** BEGIN **

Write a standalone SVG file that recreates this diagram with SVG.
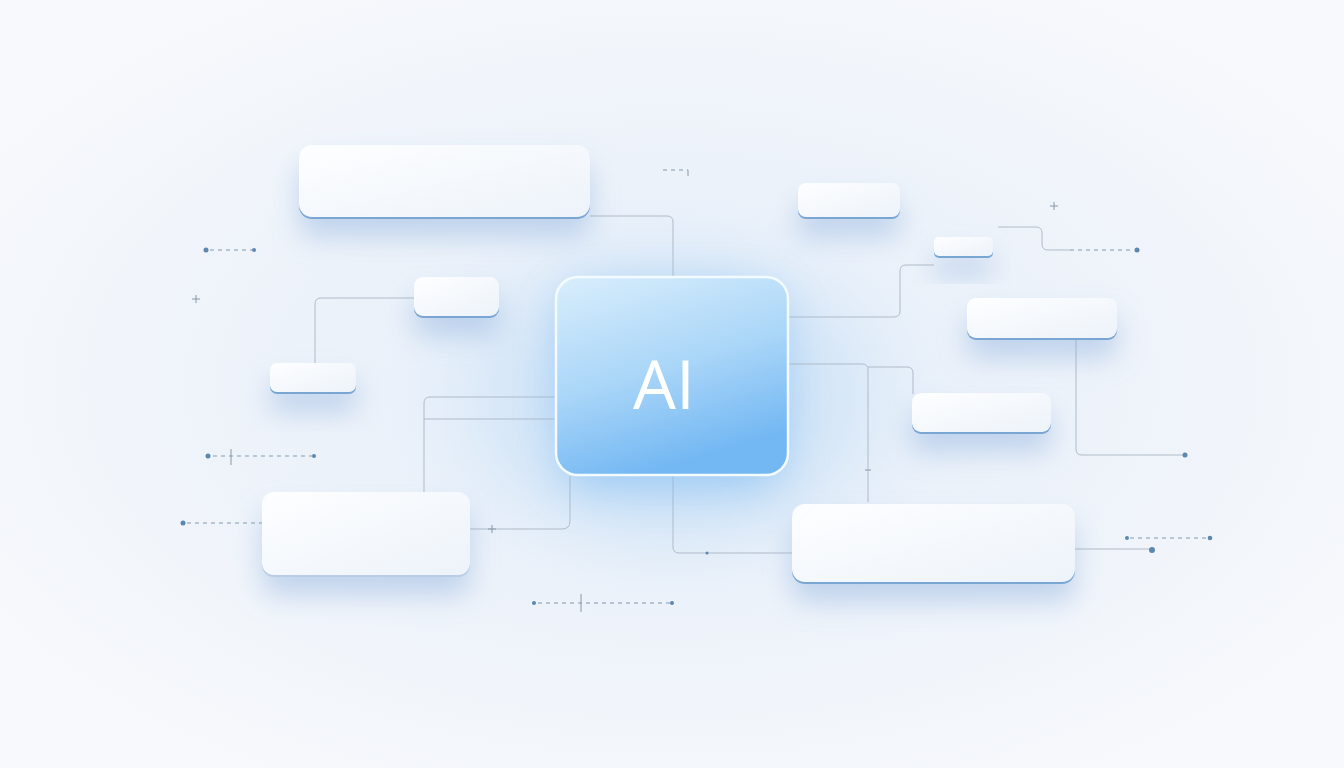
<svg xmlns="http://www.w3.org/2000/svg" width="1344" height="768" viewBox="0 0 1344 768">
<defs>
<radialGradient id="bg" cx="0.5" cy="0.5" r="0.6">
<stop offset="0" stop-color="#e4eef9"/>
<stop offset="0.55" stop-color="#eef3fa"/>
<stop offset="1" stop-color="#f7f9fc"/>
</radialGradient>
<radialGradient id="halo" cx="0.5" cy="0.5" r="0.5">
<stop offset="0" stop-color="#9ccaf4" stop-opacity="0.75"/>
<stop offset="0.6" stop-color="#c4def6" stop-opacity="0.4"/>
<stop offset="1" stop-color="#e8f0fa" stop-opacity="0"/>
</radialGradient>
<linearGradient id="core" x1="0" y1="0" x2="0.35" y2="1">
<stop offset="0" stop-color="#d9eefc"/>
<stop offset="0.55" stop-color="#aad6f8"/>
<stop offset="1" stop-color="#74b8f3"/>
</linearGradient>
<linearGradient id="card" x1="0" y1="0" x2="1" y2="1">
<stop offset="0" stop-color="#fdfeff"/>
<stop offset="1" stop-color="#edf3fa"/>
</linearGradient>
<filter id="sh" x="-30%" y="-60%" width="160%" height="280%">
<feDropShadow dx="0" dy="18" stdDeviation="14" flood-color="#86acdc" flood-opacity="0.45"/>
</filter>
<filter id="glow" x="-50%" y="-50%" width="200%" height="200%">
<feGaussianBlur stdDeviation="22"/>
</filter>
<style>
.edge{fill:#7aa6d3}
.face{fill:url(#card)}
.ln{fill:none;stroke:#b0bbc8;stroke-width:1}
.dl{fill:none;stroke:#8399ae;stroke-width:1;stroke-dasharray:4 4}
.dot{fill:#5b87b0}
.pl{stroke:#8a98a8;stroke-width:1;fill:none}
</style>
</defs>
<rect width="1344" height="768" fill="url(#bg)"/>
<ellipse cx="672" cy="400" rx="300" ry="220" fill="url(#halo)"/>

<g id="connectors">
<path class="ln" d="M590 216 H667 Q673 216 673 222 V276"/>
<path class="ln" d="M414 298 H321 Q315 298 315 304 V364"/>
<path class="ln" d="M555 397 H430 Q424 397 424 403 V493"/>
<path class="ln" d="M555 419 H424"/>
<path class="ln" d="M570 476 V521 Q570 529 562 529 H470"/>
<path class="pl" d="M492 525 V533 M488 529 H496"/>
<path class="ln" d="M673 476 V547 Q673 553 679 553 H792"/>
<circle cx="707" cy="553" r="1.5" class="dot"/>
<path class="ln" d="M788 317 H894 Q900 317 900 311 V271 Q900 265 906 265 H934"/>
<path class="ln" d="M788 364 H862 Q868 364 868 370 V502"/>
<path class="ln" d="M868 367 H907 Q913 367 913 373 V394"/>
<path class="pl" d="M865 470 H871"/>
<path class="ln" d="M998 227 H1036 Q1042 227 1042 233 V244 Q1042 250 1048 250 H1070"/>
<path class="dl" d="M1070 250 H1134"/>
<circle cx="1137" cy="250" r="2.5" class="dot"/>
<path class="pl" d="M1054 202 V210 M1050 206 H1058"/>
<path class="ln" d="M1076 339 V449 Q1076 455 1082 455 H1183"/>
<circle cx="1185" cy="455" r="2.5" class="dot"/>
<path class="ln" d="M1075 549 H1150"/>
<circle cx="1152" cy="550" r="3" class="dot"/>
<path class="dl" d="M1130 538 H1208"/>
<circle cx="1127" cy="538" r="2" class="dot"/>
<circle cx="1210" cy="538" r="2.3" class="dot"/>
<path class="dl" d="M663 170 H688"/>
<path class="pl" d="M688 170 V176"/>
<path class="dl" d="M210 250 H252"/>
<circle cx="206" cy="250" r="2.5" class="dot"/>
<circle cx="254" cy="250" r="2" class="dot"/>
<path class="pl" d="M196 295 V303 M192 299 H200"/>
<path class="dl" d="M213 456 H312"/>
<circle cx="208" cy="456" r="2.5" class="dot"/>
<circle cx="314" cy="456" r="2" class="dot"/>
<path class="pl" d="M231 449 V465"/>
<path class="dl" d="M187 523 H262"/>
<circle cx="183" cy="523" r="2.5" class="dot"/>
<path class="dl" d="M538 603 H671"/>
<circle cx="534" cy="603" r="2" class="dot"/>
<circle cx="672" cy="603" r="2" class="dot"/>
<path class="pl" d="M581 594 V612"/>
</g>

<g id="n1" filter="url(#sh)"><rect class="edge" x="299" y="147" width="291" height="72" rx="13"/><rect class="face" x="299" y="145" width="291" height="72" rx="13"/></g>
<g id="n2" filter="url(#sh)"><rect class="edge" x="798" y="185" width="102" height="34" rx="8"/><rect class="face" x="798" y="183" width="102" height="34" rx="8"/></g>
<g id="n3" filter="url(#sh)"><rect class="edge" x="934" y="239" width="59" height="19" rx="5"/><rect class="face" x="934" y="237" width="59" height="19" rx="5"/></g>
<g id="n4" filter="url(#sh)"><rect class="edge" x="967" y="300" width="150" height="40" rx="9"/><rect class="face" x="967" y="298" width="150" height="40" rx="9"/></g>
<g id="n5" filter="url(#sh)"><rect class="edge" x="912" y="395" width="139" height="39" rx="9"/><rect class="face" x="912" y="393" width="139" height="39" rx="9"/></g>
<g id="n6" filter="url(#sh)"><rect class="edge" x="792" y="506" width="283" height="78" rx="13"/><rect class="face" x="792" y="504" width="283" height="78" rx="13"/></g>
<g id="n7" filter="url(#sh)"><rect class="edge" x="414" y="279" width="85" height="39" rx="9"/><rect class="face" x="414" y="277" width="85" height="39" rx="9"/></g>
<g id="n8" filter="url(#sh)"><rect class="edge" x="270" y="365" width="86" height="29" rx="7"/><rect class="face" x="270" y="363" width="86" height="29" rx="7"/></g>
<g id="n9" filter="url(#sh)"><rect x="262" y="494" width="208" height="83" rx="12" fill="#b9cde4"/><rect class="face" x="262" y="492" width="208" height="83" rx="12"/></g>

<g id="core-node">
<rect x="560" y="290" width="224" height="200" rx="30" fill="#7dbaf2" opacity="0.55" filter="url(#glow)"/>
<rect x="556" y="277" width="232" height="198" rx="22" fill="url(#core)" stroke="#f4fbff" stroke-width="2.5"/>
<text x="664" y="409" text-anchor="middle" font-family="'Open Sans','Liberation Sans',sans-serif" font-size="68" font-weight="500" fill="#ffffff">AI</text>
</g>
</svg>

** END **

Return each line from the material above exactly, but not the pictures.

■ **Solution to this exercise**
Write a standalone SVG file that recreates this diagram with SVG.
<svg xmlns="http://www.w3.org/2000/svg" width="1344" height="768" viewBox="0 0 1344 768">
<defs>
<radialGradient id="bg" cx="0.5" cy="0.5" r="0.6">
<stop offset="0" stop-color="#e4eef9"/>
<stop offset="0.55" stop-color="#eef3fa"/>
<stop offset="1" stop-color="#f7f9fc"/>
</radialGradient>
<radialGradient id="halo" cx="0.5" cy="0.5" r="0.5">
<stop offset="0" stop-color="#9ccaf4" stop-opacity="0.75"/>
<stop offset="0.6" stop-color="#c4def6" stop-opacity="0.4"/>
<stop offset="1" stop-color="#e8f0fa" stop-opacity="0"/>
</radialGradient>
<linearGradient id="core" x1="0" y1="0" x2="0.35" y2="1">
<stop offset="0" stop-color="#d9eefc"/>
<stop offset="0.55" stop-color="#aad6f8"/>
<stop offset="1" stop-color="#74b8f3"/>
</linearGradient>
<linearGradient id="card" x1="0" y1="0" x2="1" y2="1">
<stop offset="0" stop-color="#fdfeff"/>
<stop offset="1" stop-color="#edf3fa"/>
</linearGradient>
<filter id="sh" x="-30%" y="-60%" width="160%" height="280%">
<feDropShadow dx="0" dy="18" stdDeviation="14" flood-color="#86acdc" flood-opacity="0.45"/>
</filter>
<filter id="glow" x="-50%" y="-50%" width="200%" height="200%">
<feGaussianBlur stdDeviation="22"/>
</filter>
<style>
.edge{fill:#7aa6d3}
.face{fill:url(#card)}
.ln{fill:none;stroke:#b0bbc8;stroke-width:1}
.dl{fill:none;stroke:#8399ae;stroke-width:1;stroke-dasharray:4 4}
.dot{fill:#5b87b0}
.pl{stroke:#8a98a8;stroke-width:1;fill:none}
</style>
</defs>
<rect width="1344" height="768" fill="url(#bg)"/>
<ellipse cx="672" cy="400" rx="300" ry="220" fill="url(#halo)"/>

<g id="connectors">
<path class="ln" d="M590 216 H667 Q673 216 673 222 V276"/>
<path class="ln" d="M414 298 H321 Q315 298 315 304 V364"/>
<path class="ln" d="M555 397 H430 Q424 397 424 403 V493"/>
<path class="ln" d="M555 419 H424"/>
<path class="ln" d="M570 476 V521 Q570 529 562 529 H470"/>
<path class="pl" d="M492 525 V533 M488 529 H496"/>
<path class="ln" d="M673 476 V547 Q673 553 679 553 H792"/>
<circle cx="707" cy="553" r="1.5" class="dot"/>
<path class="ln" d="M788 317 H894 Q900 317 900 311 V271 Q900 265 906 265 H934"/>
<path class="ln" d="M788 364 H862 Q868 364 868 370 V502"/>
<path class="ln" d="M868 367 H907 Q913 367 913 373 V394"/>
<path class="pl" d="M865 470 H871"/>
<path class="ln" d="M998 227 H1036 Q1042 227 1042 233 V244 Q1042 250 1048 250 H1070"/>
<path class="dl" d="M1070 250 H1134"/>
<circle cx="1137" cy="250" r="2.5" class="dot"/>
<path class="pl" d="M1054 202 V210 M1050 206 H1058"/>
<path class="ln" d="M1076 339 V449 Q1076 455 1082 455 H1183"/>
<circle cx="1185" cy="455" r="2.5" class="dot"/>
<path class="ln" d="M1075 549 H1150"/>
<circle cx="1152" cy="550" r="3" class="dot"/>
<path class="dl" d="M1130 538 H1208"/>
<circle cx="1127" cy="538" r="2" class="dot"/>
<circle cx="1210" cy="538" r="2.3" class="dot"/>
<path class="dl" d="M663 170 H688"/>
<path class="pl" d="M688 170 V176"/>
<path class="dl" d="M210 250 H252"/>
<circle cx="206" cy="250" r="2.5" class="dot"/>
<circle cx="254" cy="250" r="2" class="dot"/>
<path class="pl" d="M196 295 V303 M192 299 H200"/>
<path class="dl" d="M213 456 H312"/>
<circle cx="208" cy="456" r="2.5" class="dot"/>
<circle cx="314" cy="456" r="2" class="dot"/>
<path class="pl" d="M231 449 V465"/>
<path class="dl" d="M187 523 H262"/>
<circle cx="183" cy="523" r="2.5" class="dot"/>
<path class="dl" d="M538 603 H671"/>
<circle cx="534" cy="603" r="2" class="dot"/>
<circle cx="672" cy="603" r="2" class="dot"/>
<path class="pl" d="M581 594 V612"/>
</g>

<g id="n1" filter="url(#sh)"><rect class="edge" x="299" y="147" width="291" height="72" rx="13"/><rect class="face" x="299" y="145" width="291" height="72" rx="13"/></g>
<g id="n2" filter="url(#sh)"><rect class="edge" x="798" y="185" width="102" height="34" rx="8"/><rect class="face" x="798" y="183" width="102" height="34" rx="8"/></g>
<g id="n3" filter="url(#sh)"><rect class="edge" x="934" y="239" width="59" height="19" rx="5"/><rect class="face" x="934" y="237" width="59" height="19" rx="5"/></g>
<g id="n4" filter="url(#sh)"><rect class="edge" x="967" y="300" width="150" height="40" rx="9"/><rect class="face" x="967" y="298" width="150" height="40" rx="9"/></g>
<g id="n5" filter="url(#sh)"><rect class="edge" x="912" y="395" width="139" height="39" rx="9"/><rect class="face" x="912" y="393" width="139" height="39" rx="9"/></g>
<g id="n6" filter="url(#sh)"><rect class="edge" x="792" y="506" width="283" height="78" rx="13"/><rect class="face" x="792" y="504" width="283" height="78" rx="13"/></g>
<g id="n7" filter="url(#sh)"><rect class="edge" x="414" y="279" width="85" height="39" rx="9"/><rect class="face" x="414" y="277" width="85" height="39" rx="9"/></g>
<g id="n8" filter="url(#sh)"><rect class="edge" x="270" y="365" width="86" height="29" rx="7"/><rect class="face" x="270" y="363" width="86" height="29" rx="7"/></g>
<g id="n9" filter="url(#sh)"><rect x="262" y="494" width="208" height="83" rx="12" fill="#b9cde4"/><rect class="face" x="262" y="492" width="208" height="83" rx="12"/></g>

<g id="core-node">
<rect x="560" y="290" width="224" height="200" rx="30" fill="#7dbaf2" opacity="0.55" filter="url(#glow)"/>
<rect x="556" y="277" width="232" height="198" rx="22" fill="url(#core)" stroke="#f4fbff" stroke-width="2.5"/>
<text x="664" y="409" text-anchor="middle" font-family="'Open Sans','Liberation Sans',sans-serif" font-size="68" font-weight="500" fill="#ffffff">AI</text>
</g>
</svg>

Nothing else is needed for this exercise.